## Your instructions
Search the material for the word "this" and report each line where it turns up.

------------------------------------------------------------------------

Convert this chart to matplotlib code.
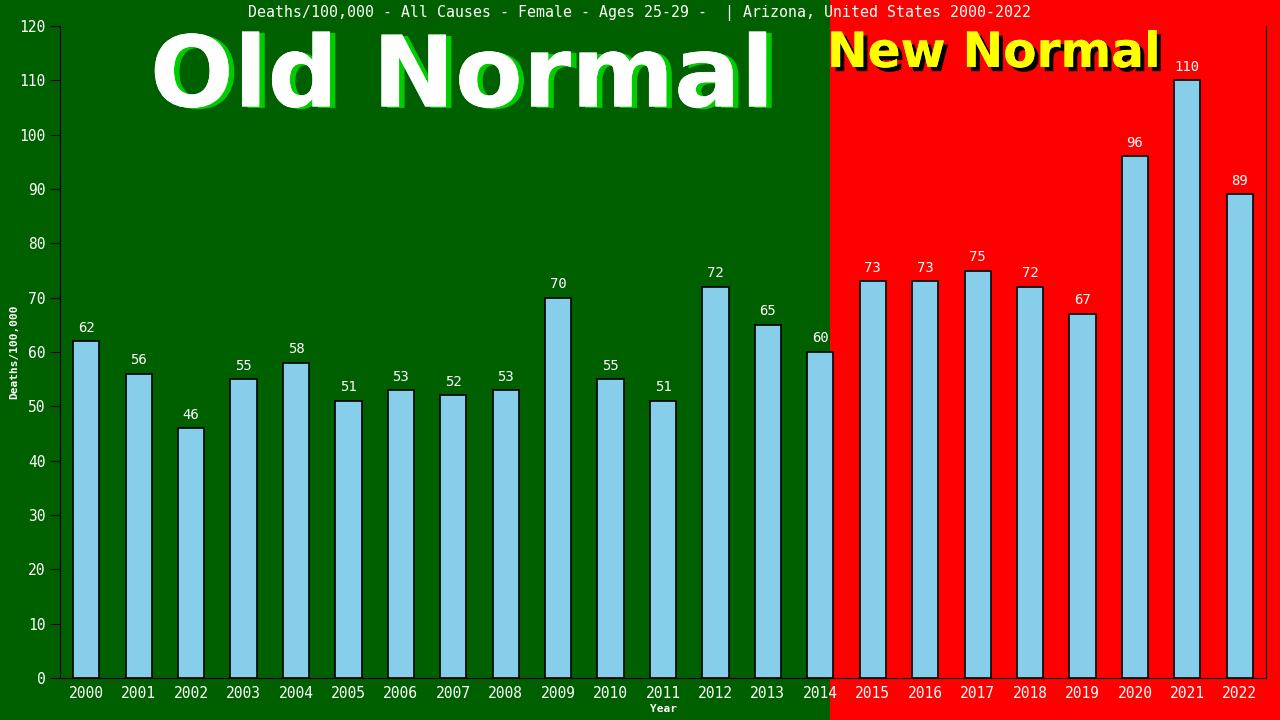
import matplotlib
matplotlib.use("Agg")
import matplotlib.pyplot as plt
import matplotlib.patheffects as pe

years = [str(y) for y in range(2000, 2023)]
deaths = [62, 56, 46, 55, 58, 51, 53, 52, 53, 70, 55, 51, 72, 65, 60,
          73, 73, 75, 72, 67, 96, 110, 89]

mono = "DejaVu Sans Mono"

fig = plt.figure(figsize=(12.8, 7.2), dpi=100)
fig.patch.set_facecolor("#ff0000")
# green "old normal" panel on the left part of the figure
fig.patches.append(plt.Rectangle((0, 0), 830 / 1280, 1, transform=fig.transFigure,
                                 facecolor="#006000", zorder=-1))

ax = fig.add_axes([60 / 1280, 42 / 720, 1206 / 1280, 652 / 720])
ax.set_zorder(2)
ax.patch.set_alpha(0)

x = range(len(years))
ax.bar(x, deaths, width=0.5, color="#87ceeb", edgecolor="black", linewidth=1.2, zorder=3)
for i, v in enumerate(deaths):
    ax.text(i, v + 1.2, str(v), ha="center", va="bottom", color="white",
            fontsize=10, family=mono, zorder=4)

ax.set_xlim(-0.5, 22.5)
ax.set_ylim(0, 120)
ax.set_yticks(range(0, 121, 10))
ax.set_xticks(list(x))
ax.set_xticklabels(years)
ax.tick_params(axis="both", colors="black", labelcolor="white", labelsize=10.5, length=7)
ax.tick_params(axis="x", length=0, pad=6)
for lab in ax.get_xticklabels() + ax.get_yticklabels():
    lab.set_family(mono)
for s in ["left", "bottom", "right"]:
    ax.spines[s].set_color("black")
ax.spines["top"].set_visible(False)

ax.set_xlabel("Year", color="white", fontsize=8, family=mono, fontweight="bold", labelpad=2)
ax.set_ylabel("Deaths/100,000", color="white", fontsize=8, family=mono, fontweight="bold", labelpad=0)

fig.text(640 / 1280, 1 - 13 / 720,
         "Deaths/100,000 - All Causes - Female - Ages 25-29 -  | Arizona, United States 2000-2022",
         ha="center", va="center", color="white", fontsize=10.7, family=mono, zorder=5)

fig.text(462 / 1280, 1 - 79 / 720, "Old Normal", ha="center", va="center",
         color="white", fontsize=71, fontweight="bold", family="DejaVu Sans", zorder=5,
         path_effects=[pe.withSimplePatchShadow(offset=(4, -1), shadow_rgbFace="#00cc00", alpha=1),
                       pe.Normal()])
fig.text(994 / 1280, 1 - 53 / 720, "New Normal", ha="center", va="center",
         color="#ffff00", fontsize=35, fontweight="bold", family="DejaVu Sans", zorder=5,
         path_effects=[pe.withSimplePatchShadow(offset=(3, -3), shadow_rgbFace="black", alpha=1),
                       pe.Normal()])

fig.savefig("out.png", dpi=100, facecolor=fig.get_facecolor())
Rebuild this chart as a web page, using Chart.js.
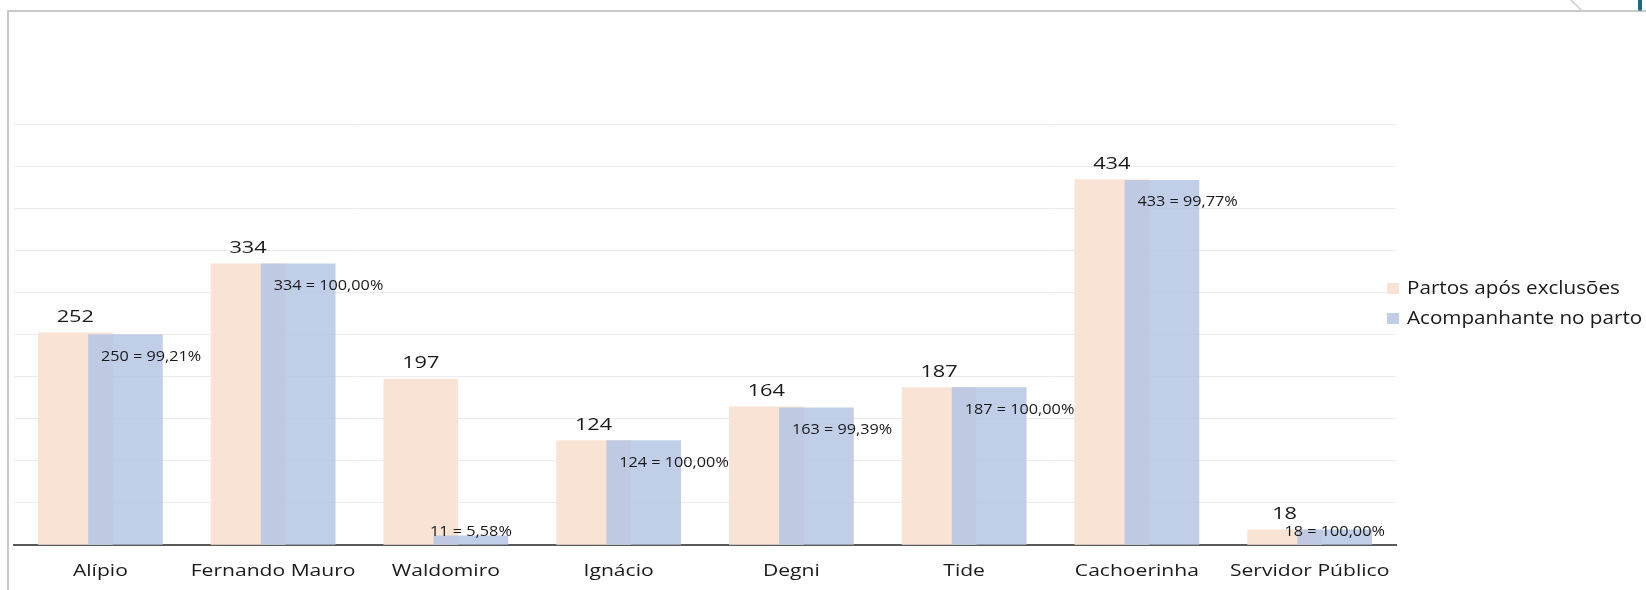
<!DOCTYPE html>
<html lang="pt-br">
  <head>
    <meta charset="UTF-8" />
    <title>Partos e acompanhante</title>
    <script src="https://cdn.jsdelivr.net/npm/chart.js"></script>
    <style>
      body { margin: 0; background: #fff; }
      .quadro { position: relative; width: 1646px; height: 590px; overflow: hidden; }
      .moldura {
        position: absolute; left: 7px; top: 10px; width: 1640px; height: 600px;
        border-left: 2px solid #c9c9c9; border-top: 2px solid #c9c9c9;
      }
      .risco { position: absolute; left: 1575px; top: -3px; width: 2px; height: 16px; background: #d6d6d6; transform: rotate(-45deg); }
      .arco { position: absolute; left: 1638px; top: -4px; width: 4px; height: 15px; background: #1d6a86; border-radius: 2px; }
      canvas { position: absolute; left: 0; top: 0; }
    </style>
  </head>
  <body>
    <div class="quadro">
      <div class="moldura"></div>
      <div class="risco"></div>
      <div class="arco"></div>
      <canvas id="grafico" width="1646" height="590"></canvas>
    </div>

    <script>
      const maternidades = ["Alípio", "Fernando Mauro", "Waldomiro", "Ignácio", "Degni", "Tide", "Cachoerinha", "Servidor Público"]
      const partos = [252, 334, 197, 124, 164, 187, 434, 18]
      const acompanhante = [250, 334, 11, 124, 163, 187, 433, 18]

      // barras sobrepostas: cada serie deslocada um pouco do centro da categoria
      const desloc = 0.145
      const corTexto = "#1a1a1a"

      // texto um pouco esticado na horizontal
      function escrever(ctx, txt, x, y, alinhar, esticar) {
        ctx.save()
        ctx.translate(x, y)
        ctx.scale(esticar, 1)
        ctx.textAlign = alinhar
        ctx.textBaseline = "alphabetic"
        ctx.fillText(txt, 0, 0)
        ctx.restore()
      }

      const rotulos = {
        id: "rotulos",
        afterDraw(chart) {
          const ctx = chart.ctx
          const x = chart.scales.x
          const base = chart.scales.y.getPixelForValue(0)
          ctx.save()
          ctx.fillStyle = corTexto

          // nomes das maternidades no eixo
          ctx.font = "17px 'Open Sans'"
          maternidades.forEach((m, i) => {
            escrever(ctx, m, x.getPixelForValue(i), base + 31, "center", 1.24)
          })

          // total de partos acima da barra
          ctx.font = "17px 'Open Sans'"
          chart.getDatasetMeta(0).data.forEach((barra, i) => {
            escrever(ctx, String(partos[i]), barra.x, barra.y - 11, "center", 1.28)
          })

          // acompanhante = percentual
          ctx.font = "14px 'Open Sans'"
          chart.getDatasetMeta(1).data.forEach((barra, i) => {
            const pct = (acompanhante[i] / partos[i] * 100).toFixed(2).replace(".", ",")
            const txt = acompanhante[i] + " = " + pct + "%"
            if (base - barra.y > 40) {
              escrever(ctx, txt, barra.x - barra.width / 2 + 12.5, barra.y + 26, "left", 1.16)
            } else {
              escrever(ctx, txt, barra.x, base - 9, "center", 1.16)
            }
          })

          // legenda
          ctx.font = "17.5px 'Open Sans'"
          chart.data.datasets.forEach((ds, i) => {
            const y = 294 + i * 30
            ctx.fillStyle = ds.backgroundColor
            ctx.fillRect(1387, y - 11, 12, 11)
            ctx.fillStyle = corTexto
            escrever(ctx, ds.label, 1407, y, "left", 1.18)
          })
          ctx.restore()
        },
      }

      const grafico = new Chart(document.getElementById("grafico"), {
        type: "bar",
        data: {
          datasets: [
            {
              label: "Partos após exclusões",
              data: partos.map((v, i) => ({ x: i - desloc, y: v })),
              backgroundColor: "#f9e3d4",
              order: 2,
            },
            {
              label: "Acompanhante no parto",
              data: acompanhante.map((v, i) => ({ x: i + desloc, y: v })),
              backgroundColor: "rgba(181, 198, 228, 0.85)",
              order: 1,
            },
          ],
        },
        options: {
          responsive: false,
          animation: false,
          layout: { padding: { left: 14, right: 250, top: 124, bottom: 0 } },
          datasets: { bar: { grouped: false, barThickness: 74 } },
          plugins: { legend: { display: false }, tooltip: { enabled: false } },
          scales: {
            x: {
              type: "linear",
              min: -0.5,
              max: 7.5,
              offset: false,
              afterFit: (s) => { s.height = 45 },
              grid: { display: false },
              border: { display: true, color: "#5a5a5a", width: 2 },
              ticks: { display: false },
            },
            y: {
              min: 0,
              max: 500,
              afterFit: (s) => { s.width = 0 },
              ticks: { display: false, stepSize: 50 },
              border: { display: false },
              grid: { color: "#ebebeb", lineWidth: 1, drawTicks: false },
            },
          },
        },
        plugins: [rotulos],
      })
    </script>
  </body>
</html>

------------------------------------------------------------------------

## Response
Convert this chart to matplotlib code.
Rebuild this chart as a web page, using Chart.js.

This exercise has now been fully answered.